Proposal: Public money can’t follow low-income children to different schools
By Kimberly Hefling
AP Education Writer
WASHINGTON (AP) - School kids would still take annual standardized tests, but states would have much more control in how the results are used to scrutinize schools under a bipartisan plan to update the No Child Left Behind education law announced Tuesday by two key senators.
"We have found remarkable consensus about the urgent need to fix this broken law, and also on how to fix it. We look forward to a thorough discussion and debate in the Senate education committee next week," said Sen. Lamar Alexander, R-Tenn., the chairman of the Senate Committee on Health, Education, Labor and Pensions, in a joint press release issued with Sen. Patty Murray, D-Wash., the committee's senior Democrat.

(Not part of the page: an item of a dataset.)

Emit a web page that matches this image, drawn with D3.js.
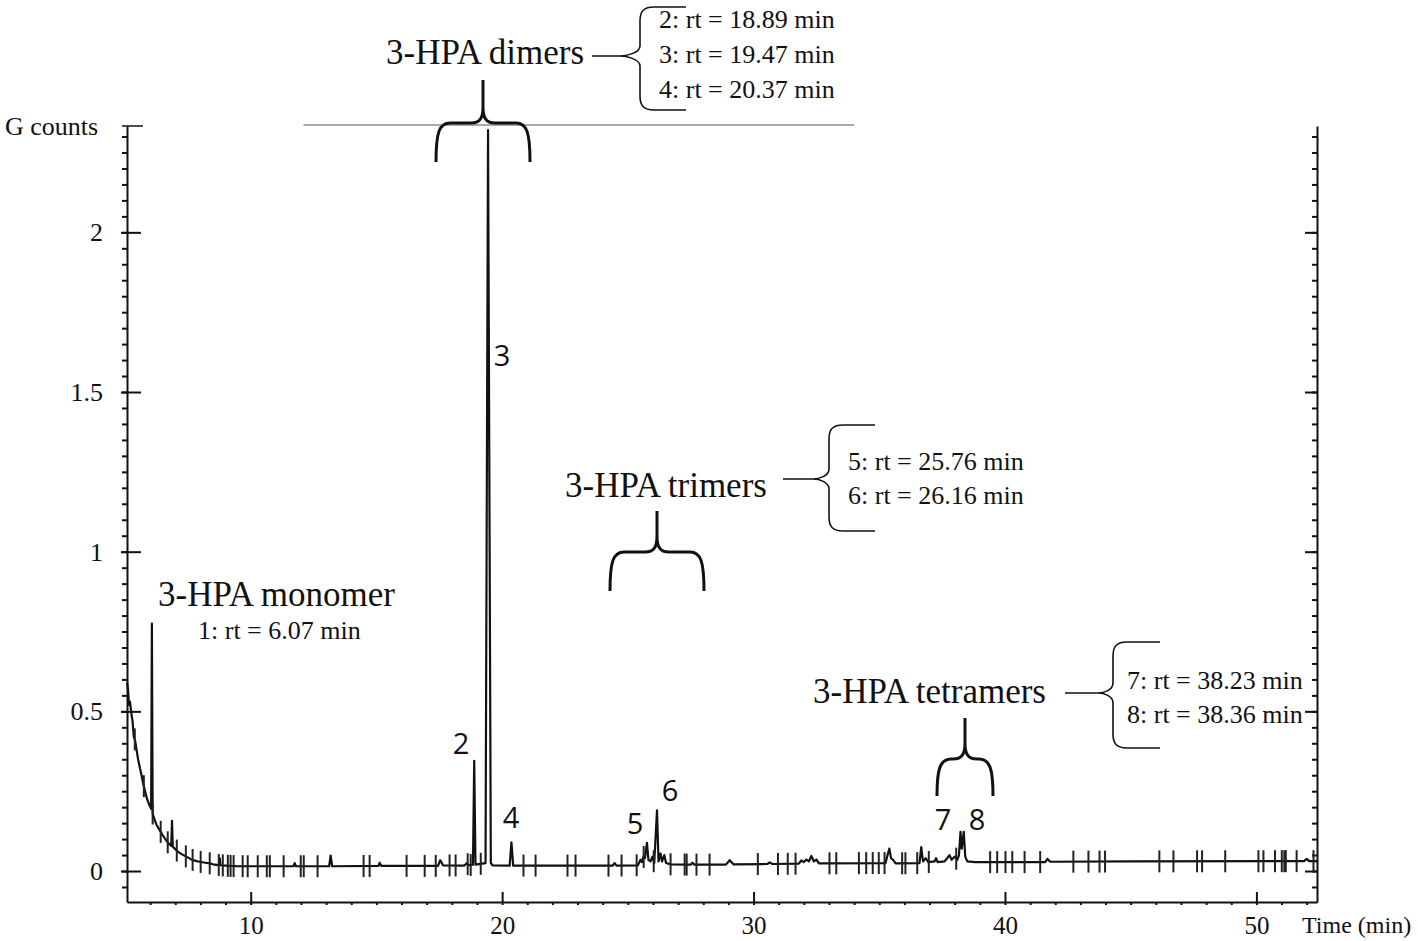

Murray said there's more work to be done, but the agreement is a "strong step in the right direction."
The White House, in a statement, called the agreement an "important step in their bipartisan effort."
The Senate agreement comes in contrast to a partisan stalemate in the House, where a vote on a GOP-crafted bill to update the Bush-era law was abruptly cancelled in February amid opposition from conservatives concerned that it would continue too strong a federal role in education. House Democrats all along widely opposed the bill, authored by Rep. John Kline, R-Minn., and said it abdicated the federal role in protecting minority, poor and disabled children. The White House threatened to veto it.
The senators announced an April 14 hearing to debate their proposal, which Alexander and Murray have worked on behind closed doors for months. Among the issues they've grappled with is whether to maintain requirements that all students be tested annually in reading and math in grades three to eight and again in high school. Their plan keeps those requirements, but allows states to determine the weight of those tests in how they judge schools.
Initially, Alexander said he was open to debate over federal testing requirements. Murray has supported the requirements as a way to track student progress.
The House bill also keeps the testing requirements.
But, one significant difference is that the senators' proposal does not allow public money to follow low-income children to different public schools, such as charter schools. Some Republicans support allowing public dollars to follow students to both public and private schools.
Despite this consensus, there are still many roadblocks ahead to get the law changed. The House has yet to reschedule a vote, and there's widespread disagreement in Congress over how much of a federal role there should be in identifying and improving failing schools and determining how federal dollars are spent for education.
The No Child Left Behind law, signed in 2002, has been credited with shining a light on the performance of poor, minority, disabled and non-English speaking students, but led to complaints from both Republicans and Democrats that the requirements were unworkable.
The Obama administration in 2012 began allowing waivers around some of the law's more stringent requirements if schools met certain conditions.